En France, elle ne bénéficie là non plus d’aucune aide sociale ; car le salaire de son mari, serveur dans un restaurant, est considéré comme trop élevé : “Pourtant, j’étais alitée et je ne pouvais pas me lever ni me laver, et encore moins faire les courses ou préparer à manger pour mes enfants,” s’indigne-t-elle.

“On est souvent très mal renseigné, mal orienté.”

Pour sa part, Pôle Emploi ne lui propose aucune mesure de réinsertion ou de réorientation professionnelle : “C’est silence radio : depuis août, je n’ai plus rien entendu de leur part,” constate-t-elle. “Toute cette situation m’a aigrie !” “On est souvent très mal renseigné, mal orienté, et peu pris en charge, il n’y n’a pas de suivi de la part des services sociaux et de l’emploi pour les personnes en longue maladie, comme moi,” s’insurge-t-elle. “Toute cette situation m’a aigrie !“.

Depuis sa rémission, elle a dû réapprendre à marcher, à manger… à vivre. Aujourd’hui en convalescence, elle compte bien retrouver rapidement un emploi. Son employeur voudrait la réintégrer ; mais ne peut que lui offrir un contrat de 20 heures/semaine.

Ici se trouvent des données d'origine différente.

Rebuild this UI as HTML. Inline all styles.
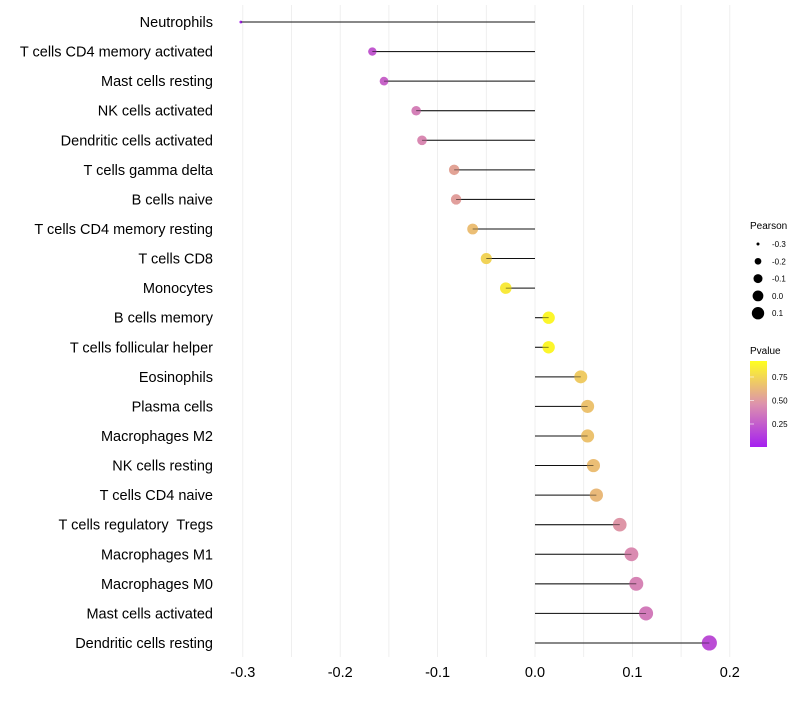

Pour des raisons financières, elle aurait pourtant préféré un contrat de 30 heures minimum. “Avec le salaire qu’il me proposait, je gagnais autant qu’en restant au chômage,” calcule-t-elle. “Sans compter le stress des trajets, les coûts supplémentaires de nourrice et de cantine scolaire, les frais d’essence et de transport… Financièrement, je n’aurais pu assumer,” précise-t-elle.

Elle accepte quand même la proposition. Mais dès le premier jour, ses genoux gonflent ; elle se sent incapable de tenir debout plus longtemps et de terminer sa demi-journée. Elle doit se résoudre à abandonner ce travail.

Quelques semaines plus tard, elle reprend un poste, dans un autre établissement du groupe. Mais au bout de deux jours, elle est physiquement épuisée et renonce : “J’aurais aimé rester dans cette entreprise, mais je sens que physiquement, je n’arriverai plus à effectuer ce travail,” regrette-t-elle.

“Je compte bien reprendre ma vie en main.”

Depuis, bien décidée à retravailler au Luxembourg, elle multiplie les candidatures. Cette semaine, elle s’est rendue à un entretien d’embauche comme vendeuse. Géographiquement plus proche de son domicile, le job s’annonce moins stressant, et la tâche moins éprouvante physiquement.

D’autant que sur le papier, elle a l’expérience et les compétences professionnelles pour réussir. Mais elle doute tout de même de ses chances, face aux potentielles concurrentes, plus jeunes : “Avec les médicaments, j’ai pris 15 kilos ; physiquement, je me sens grosse et complexée. Et j’ai perdu confiance en moi,” déplore-t-elle.

Avec espoir, elle attend une réponse positive de cet employeur, et se dit prête à commencer le plus tôt possible. Dans le cas contraire, elle ne veut plus se laisser abattre, et compte bien persévérer dans ses recherches d’emploi : “Je me suis battue contre la maladie, et je m’en suis sortie. Maintenant, je veux désormais reprendre ma vie en main et me donner à fond pour retrouver un travail et toute ma dignité.”